» **What the exercise asks**
Count how many lines include "chart" and answer with that number only.

===

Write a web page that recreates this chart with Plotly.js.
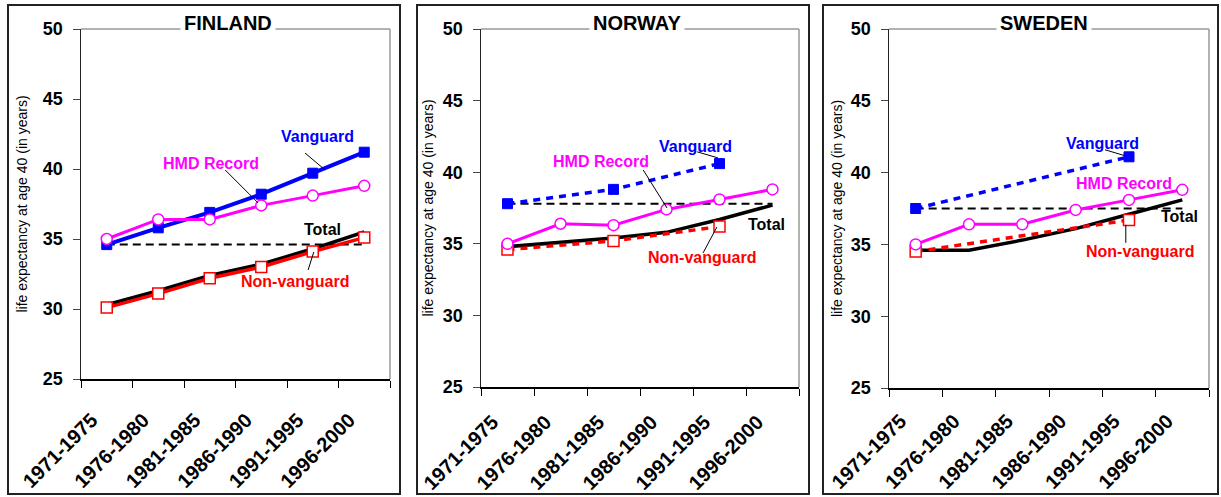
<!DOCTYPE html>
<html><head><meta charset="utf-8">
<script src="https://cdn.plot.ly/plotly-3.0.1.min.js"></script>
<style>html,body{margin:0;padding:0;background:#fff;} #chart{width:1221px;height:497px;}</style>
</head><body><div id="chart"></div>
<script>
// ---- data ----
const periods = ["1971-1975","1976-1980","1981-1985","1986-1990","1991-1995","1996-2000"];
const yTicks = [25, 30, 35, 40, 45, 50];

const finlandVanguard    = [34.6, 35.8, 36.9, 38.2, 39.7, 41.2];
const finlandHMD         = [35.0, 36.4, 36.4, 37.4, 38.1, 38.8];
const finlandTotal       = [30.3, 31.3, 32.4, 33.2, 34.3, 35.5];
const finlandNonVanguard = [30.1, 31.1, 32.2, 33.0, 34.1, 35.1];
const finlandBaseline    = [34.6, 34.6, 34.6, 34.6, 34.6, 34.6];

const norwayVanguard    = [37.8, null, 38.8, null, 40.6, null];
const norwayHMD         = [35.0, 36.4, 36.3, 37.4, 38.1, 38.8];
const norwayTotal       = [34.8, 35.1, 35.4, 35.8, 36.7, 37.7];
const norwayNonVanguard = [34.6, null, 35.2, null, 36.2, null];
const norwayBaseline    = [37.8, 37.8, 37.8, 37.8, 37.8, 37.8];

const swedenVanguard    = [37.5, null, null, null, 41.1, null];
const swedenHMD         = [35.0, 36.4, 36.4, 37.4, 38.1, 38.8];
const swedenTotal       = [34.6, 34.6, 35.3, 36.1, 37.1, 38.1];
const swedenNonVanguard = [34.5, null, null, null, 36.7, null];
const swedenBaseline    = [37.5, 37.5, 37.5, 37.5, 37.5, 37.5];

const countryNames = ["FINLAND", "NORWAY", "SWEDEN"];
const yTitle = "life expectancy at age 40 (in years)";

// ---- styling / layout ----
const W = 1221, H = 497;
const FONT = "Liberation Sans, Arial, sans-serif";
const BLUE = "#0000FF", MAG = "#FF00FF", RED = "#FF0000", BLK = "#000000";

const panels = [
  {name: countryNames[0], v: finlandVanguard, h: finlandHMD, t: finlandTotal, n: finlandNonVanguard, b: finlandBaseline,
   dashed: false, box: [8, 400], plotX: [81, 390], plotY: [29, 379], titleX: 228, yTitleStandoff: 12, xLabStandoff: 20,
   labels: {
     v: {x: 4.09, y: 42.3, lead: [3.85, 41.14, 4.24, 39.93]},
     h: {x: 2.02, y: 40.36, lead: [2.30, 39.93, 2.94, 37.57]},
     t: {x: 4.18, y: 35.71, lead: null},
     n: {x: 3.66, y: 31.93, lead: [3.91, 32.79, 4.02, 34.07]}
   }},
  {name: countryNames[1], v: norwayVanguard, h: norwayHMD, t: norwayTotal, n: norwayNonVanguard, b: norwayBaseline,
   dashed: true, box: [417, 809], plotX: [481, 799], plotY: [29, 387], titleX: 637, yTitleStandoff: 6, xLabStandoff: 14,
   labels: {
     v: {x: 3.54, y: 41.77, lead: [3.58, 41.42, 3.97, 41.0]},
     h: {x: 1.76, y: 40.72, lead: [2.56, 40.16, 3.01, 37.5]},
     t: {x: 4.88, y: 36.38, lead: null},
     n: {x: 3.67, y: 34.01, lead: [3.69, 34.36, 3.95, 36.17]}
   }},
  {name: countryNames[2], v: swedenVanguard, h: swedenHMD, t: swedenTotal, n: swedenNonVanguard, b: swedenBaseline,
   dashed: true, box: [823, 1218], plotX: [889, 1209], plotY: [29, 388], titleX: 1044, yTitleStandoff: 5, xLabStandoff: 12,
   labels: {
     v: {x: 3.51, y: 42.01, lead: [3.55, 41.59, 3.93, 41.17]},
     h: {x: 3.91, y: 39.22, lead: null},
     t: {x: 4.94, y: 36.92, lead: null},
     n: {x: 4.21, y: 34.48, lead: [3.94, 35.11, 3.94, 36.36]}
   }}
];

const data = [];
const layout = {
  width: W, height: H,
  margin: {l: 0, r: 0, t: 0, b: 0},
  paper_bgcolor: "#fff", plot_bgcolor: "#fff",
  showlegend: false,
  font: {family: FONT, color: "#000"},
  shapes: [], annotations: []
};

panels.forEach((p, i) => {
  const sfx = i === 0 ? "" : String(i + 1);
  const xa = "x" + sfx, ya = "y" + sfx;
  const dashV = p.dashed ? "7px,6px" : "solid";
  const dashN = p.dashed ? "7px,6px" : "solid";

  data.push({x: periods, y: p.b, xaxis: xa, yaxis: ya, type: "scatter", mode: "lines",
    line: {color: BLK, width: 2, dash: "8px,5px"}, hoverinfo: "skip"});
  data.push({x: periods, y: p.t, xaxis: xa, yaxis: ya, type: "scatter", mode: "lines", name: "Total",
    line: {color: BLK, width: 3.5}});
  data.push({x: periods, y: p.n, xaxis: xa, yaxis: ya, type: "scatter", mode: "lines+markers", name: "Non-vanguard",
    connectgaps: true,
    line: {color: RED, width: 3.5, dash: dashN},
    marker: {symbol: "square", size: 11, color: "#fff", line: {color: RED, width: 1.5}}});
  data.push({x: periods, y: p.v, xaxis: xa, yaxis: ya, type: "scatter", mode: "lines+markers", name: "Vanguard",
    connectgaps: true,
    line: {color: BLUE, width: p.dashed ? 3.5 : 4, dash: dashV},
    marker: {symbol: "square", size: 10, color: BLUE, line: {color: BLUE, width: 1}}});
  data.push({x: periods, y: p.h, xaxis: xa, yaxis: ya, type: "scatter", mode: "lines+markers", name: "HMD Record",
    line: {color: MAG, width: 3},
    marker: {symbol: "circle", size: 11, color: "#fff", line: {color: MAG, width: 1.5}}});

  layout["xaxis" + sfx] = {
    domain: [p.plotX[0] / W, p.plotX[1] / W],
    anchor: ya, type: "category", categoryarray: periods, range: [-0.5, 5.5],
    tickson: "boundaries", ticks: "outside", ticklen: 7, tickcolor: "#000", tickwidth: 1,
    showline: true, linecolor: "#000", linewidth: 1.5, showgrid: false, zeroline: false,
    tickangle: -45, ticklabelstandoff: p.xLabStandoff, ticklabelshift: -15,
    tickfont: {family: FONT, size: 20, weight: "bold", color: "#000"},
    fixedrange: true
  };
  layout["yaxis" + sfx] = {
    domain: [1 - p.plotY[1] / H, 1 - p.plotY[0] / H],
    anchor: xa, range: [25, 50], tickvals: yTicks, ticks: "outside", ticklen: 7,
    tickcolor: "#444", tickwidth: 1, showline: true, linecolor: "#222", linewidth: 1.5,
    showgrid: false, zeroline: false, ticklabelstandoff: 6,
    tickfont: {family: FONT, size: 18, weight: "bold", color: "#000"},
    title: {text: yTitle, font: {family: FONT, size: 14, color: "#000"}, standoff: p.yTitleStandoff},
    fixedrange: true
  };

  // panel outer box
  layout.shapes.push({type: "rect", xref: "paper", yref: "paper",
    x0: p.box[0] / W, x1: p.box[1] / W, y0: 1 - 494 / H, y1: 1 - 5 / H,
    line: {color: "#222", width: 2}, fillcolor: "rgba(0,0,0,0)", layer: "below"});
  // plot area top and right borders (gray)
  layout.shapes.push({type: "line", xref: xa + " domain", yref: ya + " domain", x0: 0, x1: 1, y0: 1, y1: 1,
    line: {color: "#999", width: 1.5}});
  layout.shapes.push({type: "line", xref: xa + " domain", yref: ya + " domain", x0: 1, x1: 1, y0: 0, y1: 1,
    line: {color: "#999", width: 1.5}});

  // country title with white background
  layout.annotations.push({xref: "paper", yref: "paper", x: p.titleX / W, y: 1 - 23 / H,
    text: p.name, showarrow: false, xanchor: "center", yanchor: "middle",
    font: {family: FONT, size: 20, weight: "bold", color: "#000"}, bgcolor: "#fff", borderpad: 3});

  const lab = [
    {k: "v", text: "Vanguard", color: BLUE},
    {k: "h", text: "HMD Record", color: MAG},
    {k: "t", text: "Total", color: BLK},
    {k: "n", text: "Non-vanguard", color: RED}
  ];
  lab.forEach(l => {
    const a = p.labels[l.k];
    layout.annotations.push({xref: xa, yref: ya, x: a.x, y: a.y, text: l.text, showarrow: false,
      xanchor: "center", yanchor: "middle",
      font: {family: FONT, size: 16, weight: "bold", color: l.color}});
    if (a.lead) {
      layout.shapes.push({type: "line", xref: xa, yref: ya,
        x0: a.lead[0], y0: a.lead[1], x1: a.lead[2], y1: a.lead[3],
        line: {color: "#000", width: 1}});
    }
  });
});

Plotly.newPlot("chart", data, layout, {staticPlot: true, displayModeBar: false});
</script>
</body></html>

===

» **Response**
4